Where is Cross Fire??? They surely can make it in 2024 since they did it 2014, 2004? 8800XT will be around a 7900XT for $500 they say, well, make it CF and it will beat the 4090 no problm
In both cases the big issue is the extra headaches
and diminishing returns for the extra GPUs.
It's like baking a cake or building a house: adding another person doesn't always double the output or half the time. When you add 5, 500 or 5000 there is a good chance no cake nor house will ever happen, unless your problem doesn't suffer too much from Amdahl's law and your solution process is redesigned to exploit that.

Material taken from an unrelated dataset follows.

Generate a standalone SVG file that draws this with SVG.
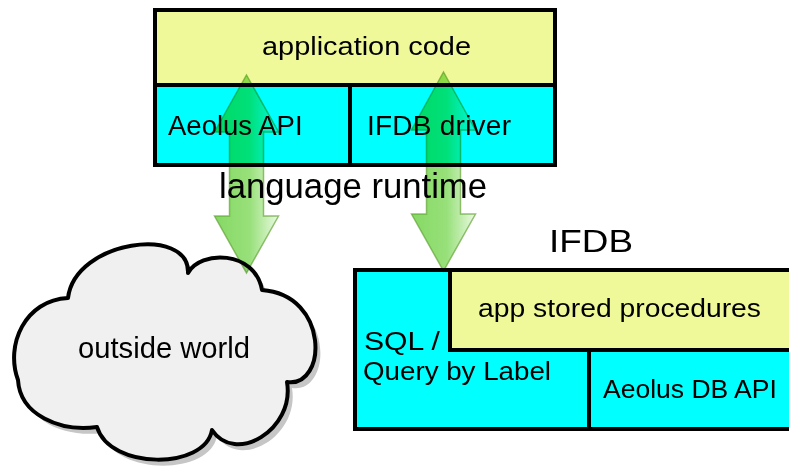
<svg xmlns="http://www.w3.org/2000/svg" width="789" height="475" viewBox="0 0 789 475">
  <defs>
    <style>
      .box { stroke: #000; stroke-width: 4; }
      .yellow { fill: #f0f99a; }
      .cyan { fill: #00ffff; }
      .lbl { font-family: "Liberation Sans", Arial, sans-serif; fill: #000; }
      .arrow { fill: url(#arrowGrad); stroke: #5e9e30; stroke-opacity: 0.65; stroke-width: 1.5; stroke-linejoin: miter; mix-blend-mode: multiply; }
    </style>
    <linearGradient id="arrowGrad" x1="0" y1="0" x2="1" y2="0">
      <stop offset="0" stop-color="#5ccc30" stop-opacity="0.75"/>
      <stop offset="0.55" stop-color="#70d446" stop-opacity="0.72"/>
      <stop offset="1" stop-color="#e4f8da" stop-opacity="0.75"/>
    </linearGradient>
    <path id="cloudShape" d="M 68,298 C 75,240 190,225 188,273 C 200,250 255,250 262,290 C 330,295 327,388 287,382 C 295,430 235,465 212,430 C 205,470 110,470 97,427 C 60,432 20,415 18,380 C 5,345 25,300 68,298 Z"/>
  </defs>
  <rect width="789" height="475" fill="#ffffff"/>

  <g id="application-code">
    <rect class="box yellow" x="155" y="10" width="400" height="75"/>
    <text class="lbl" x="262" y="55" font-size="26" textLength="209" lengthAdjust="spacingAndGlyphs">application code</text>
  </g>
  <g id="aeolus-api">
    <rect class="box cyan" x="155" y="85" width="195" height="80"/>
    <text class="lbl" x="168" y="135" font-size="27.5">Aeolus API</text>
  </g>
  <g id="ifdb-driver">
    <rect class="box cyan" x="350" y="85" width="205" height="80"/>
    <text class="lbl" x="367" y="135" font-size="28" textLength="144">IFDB driver</text>
  </g>

  <g id="outside-world">
    <use href="#cloudShape" transform="translate(5,6)" fill="#c6c6c6"/>
    <use href="#cloudShape" fill="#f0f0f0" stroke="#000" stroke-width="4" stroke-linejoin="round"/>
    <text class="lbl" x="78" y="358" font-size="29.2">outside world</text>
  </g>

  <g id="ifdb">
    <text class="lbl" x="549" y="252" font-size="32" textLength="84" lengthAdjust="spacingAndGlyphs">IFDB</text>
    <rect class="box cyan" x="355" y="270" width="460" height="159"/>
  </g>
  <g id="sql-query-by-label">
    <text class="lbl" x="364" y="350" font-size="26" textLength="76" lengthAdjust="spacingAndGlyphs">SQL /</text>
    <text class="lbl" x="363" y="380" font-size="26" textLength="188" lengthAdjust="spacingAndGlyphs">Query by Label</text>
  </g>
  <g id="app-stored-procedures">
    <rect class="box yellow" x="450" y="270" width="360" height="80"/>
    <text class="lbl" x="478" y="317" font-size="26" textLength="283" lengthAdjust="spacingAndGlyphs">app stored procedures</text>
  </g>
  <g id="aeolus-db-api">
    <rect class="box cyan" x="589" y="350" width="226" height="79"/>
    <text class="lbl" x="603" y="398" font-size="26.5">Aeolus DB API</text>
  </g>

  <g id="connectors">
    <path class="arrow" d="M 246.5,75 L 278.5,132 L 263.5,132 L 263.5,216 L 278.5,216 L 246.5,273 L 214.5,216 L 229.5,216 L 229.5,132 L 214.5,132 Z"/>
    <path class="arrow" d="M 443.5,72 L 475.5,130 L 460.5,130 L 460.5,214 L 475.5,214 L 443.5,271 L 411.5,214 L 426.5,214 L 426.5,130 L 411.5,130 Z"/>
  </g>

  <g id="language-runtime">
    <text class="lbl" x="219" y="198" font-size="34.7">language runtime</text>
  </g>
</svg>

It's very hard to actually gain from the extra GPUs, because cross-communications at PCIe speeds vs. local VRAM is like sending an e-mail in-house and having to hand-write and hand deliver it as soon as it needs to reach someone in the next building.
In some cases like mixture of expert models there are natural borders you can exploit. I've also experimented with an RTX4070 and RTX4090 because they were the only ones I could fit into a single workstation for the likes of Llama-2. Some frameworks give you fine controll on which layers of the network to load on which card so you can to exploit where layers are less connected.
But in most cases it just meant that token rates went down to the 5 token/s you also get with pure CPU inference, because that's just what an LLM on normal DRAM and PCIe v4 x16 will give you, no matter how much compute you put into the pile.
ML models or workloads need to be designed to very specific splits to suffer the least from a memory space that may be logically joined but is effectively partitions via tight bottlenecks. And so far that's a very manual job that doesn't even port to a slightly different setup elsewhere.